Kita tidak tahu persis bagaimana cara Yesus meloloskan diri dari keberingasan massa itu. Tapi hal ini bukan hal pokok yang hendak disampaikan Lukas. Memang ada yang mengatakan bahwa perbawa Yesus sedemikian besar sehingga massa dapat diredamnya dan ia pergi dengan tak kurang suatu apa. Tetapi kalau betul begitu mengapa tadi mereka berani menyeretnya ke pinggir tebing? Orang-orang di Nazaret itu bukan Iblis yang bisa dibentak pergi dengan mengutip Ul 6:16 seperti terjadi dalam Luk 4:12. Amat boleh jadi orang-orang itu akhirnya tidak jadi menghempaskan Yesus ke jurang karena melihat Yesus tak mau bermukjizat seperti mereka kehendaki. Boleh jadi ada salah satu dari mereka yang mencegah. Imaginasi kita boleh bermacam-macam dan memang Lukas membiarkan orang membaca Injilnya secara kreatif. Lukas hanya memberitahukan bahwa Yesus "lewat dari tengah-tengah mereka dan pergi". Yang penting dalam seluruh episode ini bukan bagaimana Yesus meloloskan diri, melainkan apa yang terjadi dengan orang-orang Nazaret itu. Tingkah mereka membuat kehadiran Yesus lepas dari tengah-tengah mereka. Mereka kehilangan dia.

Dengan kisah ini Lukas hendak mengajak orang mewaspadai sikap beragama dan perilakunya. Demam mukjizat bisa berakhir dengan hilangnya sumber mukjizat sendiri seperti yang terjadi di Nazaret. Dan memang setelah peristiwa ini, dusun Nazaret yang berperan besar dalam bab-bab sebelumnya tidak terucap lagi dan dilupakan orang. Perannya telah selesai. Nama dusun ini selanjutnya hanya diingat dalam sebutan "Yesus dari Nazaret", yang kehadirannya justru tidak diterima dengan baik oleh orang-orang Nazaret sendiri.
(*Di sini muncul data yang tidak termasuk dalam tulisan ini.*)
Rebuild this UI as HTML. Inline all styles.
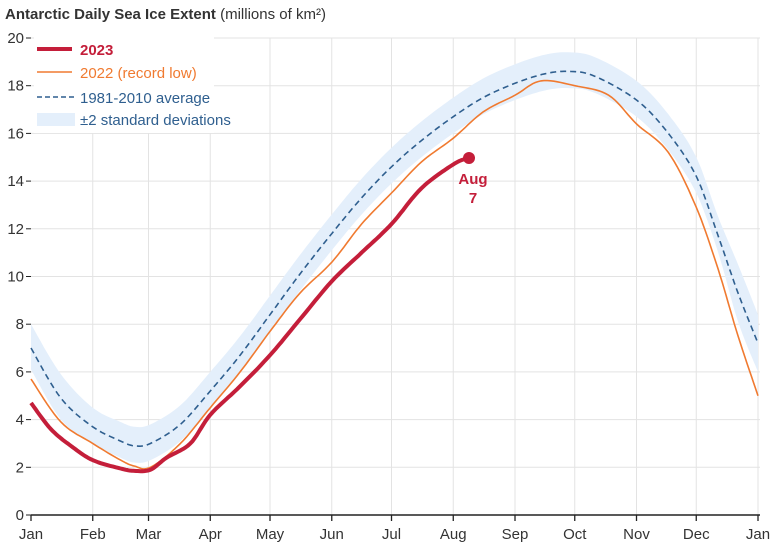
<!DOCTYPE html><html><head><meta charset="utf-8"><style>body{margin:0;background:#fff}svg{display:block;font-family:"Liberation Sans",sans-serif}</style></head><body>
<svg id="s" width="777" height="550" xmlns="http://www.w3.org/2000/svg">
<text x="5" y="19" font-size="15" fill="#333"><tspan font-weight="bold">Antarctic Daily Sea Ice Extent</tspan> (millions of km²)</text>
<g id="grid" stroke="#e3e3e3" stroke-width="1"></g>
<path id="band" fill="#e4effb"/>
<path id="avg" fill="none" stroke="#2f5f8f" stroke-width="1.6" stroke-dasharray="6,4"/>
<path id="y22" fill="none" stroke="#f07a30" stroke-width="1.6"/>
<path id="y23" fill="none" stroke="#c41e3a" stroke-width="4" stroke-linejoin="round"/>
<circle cx="469" cy="158" r="6" fill="#c41e3a"/>
<text x="473" y="184" font-size="15" font-weight="bold" fill="#c41e3a" text-anchor="middle">Aug</text>
<text x="473" y="203" font-size="15" font-weight="bold" fill="#c41e3a" text-anchor="middle">7</text>
<g id="ax" font-size="15" fill="#333"></g>
<line x1="31" y1="515" x2="760" y2="515" stroke="#222" stroke-width="1.5"/>
<rect x="34" y="37" width="180" height="96" fill="#fff"/>
<line x1="37" y1="49" x2="72" y2="49" stroke="#c41e3a" stroke-width="4"/>
<text x="80" y="55" font-size="15" font-weight="bold" fill="#c41e3a">2023</text>
<line x1="37" y1="72" x2="72" y2="72" stroke="#f07a30" stroke-width="1.6"/>
<text x="80" y="78" font-size="15" fill="#f07a30">2022 (record low)</text>
<line x1="37" y1="97" x2="76" y2="97" stroke="#2f5f8f" stroke-width="1.6" stroke-dasharray="5,3"/>
<text x="80" y="103" font-size="15" fill="#2f5f8f">1981-2010 average</text>
<rect x="37" y="113" width="38" height="13" fill="#e4effb"/>
<text x="80" y="125" font-size="15" fill="#2f5f8f">±2 standard deviations</text>
</svg>
<script>
const X=d=>31+d*727/365,Y=v=>515-v*23.85;
const M=[0,31,59,90,120,151,181,212,243,273,304,334,365],N=["Jan","Feb","Mar","Apr","May","Jun","Jul","Aug","Sep","Oct","Nov","Dec","Jan"];
let g="",a="";
M.forEach((d,i)=>{let x=X(d);if(i>0)g+=`<line x1="${x}" y1="38" x2="${x}" y2="515"/>`;a+=`<line x1="${x}" y1="515" x2="${x}" y2="521" stroke="#222" stroke-width="1.3"/><text x="${x}" y="539" text-anchor="middle">${N[i]}</text>`});
for(let v=2;v<=20;v+=2)g+=`<line x1="31" y1="${Y(v)}" x2="760" y2="${Y(v)}"/>`;
for(let v=0;v<=20;v+=2)a+=`<text x="24" y="${Y(v)+5}" text-anchor="end">${v}</text><line x1="26" y1="${Y(v)}" x2="31" y2="${Y(v)}" stroke="#222"/>`;
document.getElementById("grid").innerHTML=g;document.getElementById("ax").innerHTML=a;
function sm(p){let o=[];for(let i=0;i<p.length-1;i++){let p0=p[Math.max(0,i-1)],p1=p[i],p2=p[i+1],p3=p[Math.min(p.length-1,i+2)];for(let t=0;t<1;t+=0.1){let t2=t*t,t3=t2*t;let f=(a,b,c,d)=>0.5*(2*b+(-a+c)*t+(2*a-5*b+4*c-d)*t2+(-a+3*b-3*c+d)*t3);o.push([f(p0[0],p1[0],p2[0],p3[0]),f(p0[1],p1[1],p2[1],p3[1])])}}o.push(p[p.length-1]);return o}
const P=(pts)=>sm(pts.map(([d,v])=>[X(d),Y(v)]));
const path=q=>"M"+q.map(p=>p[0].toFixed(1)+","+p[1].toFixed(1)).join("L");
const avg=[[0,7.0],[15,4.9],[31,3.7],[45,3.1],[52,2.9],[60,3.0],[75,3.8],[90,5.2],[105,6.7],[120,8.4],[135,10.1],[151,11.8],[166,13.3],[181,14.6],[196,15.7],[212,16.7],[227,17.5],[243,18.1],[258,18.5],[270,18.6],[283,18.4],[304,17.4],[320,16.0],[334,14.2],[345,11.7],[355,9.3],[365,7.2]];
const hi=avg.map(([d,v])=>[d,v+(d<20?1.0:d>345?1.2:0.8)]),lo=avg.map(([d,v])=>[d,v-(d<20?0.9:d>345?1.2:0.7)]);
document.getElementById("band").setAttribute("d",path(P(hi))+"L"+P(lo).reverse().map(p=>p[0].toFixed(1)+","+p[1].toFixed(1)).join("L")+"Z");
document.getElementById("avg").setAttribute("d",path(P(avg)));
const y22=[[0,5.7],[15,3.9],[31,3.0],[45,2.3],[52,2.05],[60,2.0],[75,3.0],[90,4.5],[105,6.0],[120,7.7],[135,9.3],[151,10.6],[166,12.2],[181,13.5],[196,14.8],[212,15.8],[227,16.9],[243,17.6],[256,18.2],[273,18.0],[290,17.6],[304,16.4],[320,15.2],[334,12.9],[345,10.3],[355,7.5],[365,5.0]];
document.getElementById("y22").setAttribute("d",path(P(y22)));
const y23=[[0,4.7],[10,3.6],[20,2.9],[31,2.3],[45,1.95],[52,1.85],[60,1.9],[68,2.4],[80,3.0],[90,4.2],[105,5.4],[120,6.7],[135,8.2],[151,9.8],[166,11.0],[181,12.2],[196,13.7],[212,14.7],[219,14.95]];
document.getElementById("y23").setAttribute("d",path(P(y23)));
</script></body></html>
PENYAKIT KRONIK HIDUP BATIN

Agama mengajarkan agar orang mengimani Yang Ilahi, pasrah kepada kekuatan-kekuatanNya. Namun, sikap pasrah yang asal saja sering malah menggiring orang ke tujuan lain. Beberapa kenyataan dalam penghayatan agama menunjukkan hal ini. Iman yang unsur pokoknya adalah keteguhan dapat menjadi sikap fanatik dan intoleran. Tata upacara atau ritus yang tujuannya membantu orang merasakan batas-batas antara yang duniawi dengan Yang Ilahi bisa menjadi serangkai tindakan magi yang justru mengaburkan batas-batas tadi. Akibatnya barang-barang yang berhubungan dengan tata upacara beralih peran menjadi jimat dan guna-guna. Doa beralih fungsi menjadi jampi-jampi mendatangkan roh. Hukum agama yang menata hidup beragama bisa menjadi aturan-aturan yang mencekik kerohanian dengan rasa takut yang bisa dimanipulasi demi tujuan-tujuan tertentu. Spiritualitas yang muncul dari pengalaman akan kehadiran yang ilahi bisa menjadi praktek ulah batin yang kurang sehat bila tak terolah terus.

Penyakit kronik dalam hidup batin ini juga dikenali oleh Paulus. Dalam 1Kor 12:31-13:13 ia mengatakan bahwa macam-macam karunia khusus bila tak disertai perhatian kepada sesama dalam kasih, Yunaninya "agape", akan tidak bermakna. Kemampuan berbicara bahasa malaikat dan manusia, bernubuat, menguasai ilmu gaib, iman sempurna, sikap mau berkorban bisa jadi satu saat tak lagi dibutuhkan, akan tetapi, menurut Paulus, kasih tidak ada habisnya. Ia menggambarkan pelbagai kenyataan yang menunjukkan adanya kasih: sikap sabar, baik hati, tak cemburu, tak besar kepala dan sombong, jauh dari sikap tak sopan dan egoist, bukan pemarah, bukan pendendam, memihak kebenaran dan menjauhi ketakadilan, telaten, bisa mempercayai, penuh harap, tahan uji. Daftar ini tentu dapat diperpanjang. Namun, semuanya sama-sama mencerminkan sikap apa adanya, tidak mengada-ada. Dalam bahasa orang sekarang: integritas, bersikap apa adanya. Itulah penerapan kasih bagi zaman ini. Agama dapat membawakan keleluasaan  batin bila dihayati secara apa adanya. Bila tidak, akan gampang kena penyakit kronik demam mukjizat yang mengaburkan kehadiran Yang Ilahi di tengah-tengah manusia. Paulus mengajak orang-orang di Korintus dan kita semua agar waspada dan jangan sampai mabuk roh.